To find out for which \alpha>0 the series \sum_{k=1}^\infty\,\frac1{k^\alpha} converges, one can use the following inequality which is valid for all n\in\llbracket2,\infty\llbracket,

\int_2^n\frac{{\rm d}x}{x^\alpha}\;<\;\sum_{k=2}^n\,\frac1{k^\alpha}\;<\;\int_1^n\frac{{\rm d}x}{x^\alpha}\:.

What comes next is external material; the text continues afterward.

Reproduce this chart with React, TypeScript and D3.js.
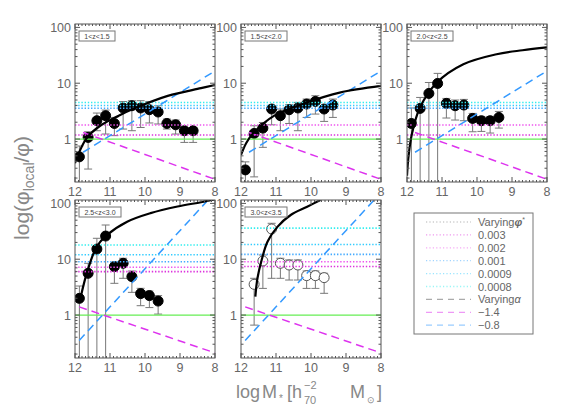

This inequality is easily proved (for example with the help of a drawing) and implies that


\begin{align*}
\frac1{1-\alpha}\left(\frac1{n^{\alpha-1}}-\frac1{2^{\alpha-1}}\right)\;&<\;\sum_{k=2}^n\,\frac1{k^\alpha}\;<\;\frac1{1-\alpha}\left(\frac1{n^{\alpha-1}}-1\right)\qquad\text{ for }\alpha\neq1\:,\\
\ln (n) - \ln (2)\;&<\;\sum_{k=2}^n\,\frac1{k}\;<\;\ln (n) - \ln (1)\:.
\end{align*}

By letting n go to infinity we conclude that the series converges if \alpha>1 and diverges to infinity if \alpha\leq1\,. Having this in mind, the following question is natural.

Exercise:

Let \sum_{k=1}^\infty\,u_k be a convergent series. Is it true that the series \sum_{k=1}^\infty\,u_k^3 converges too?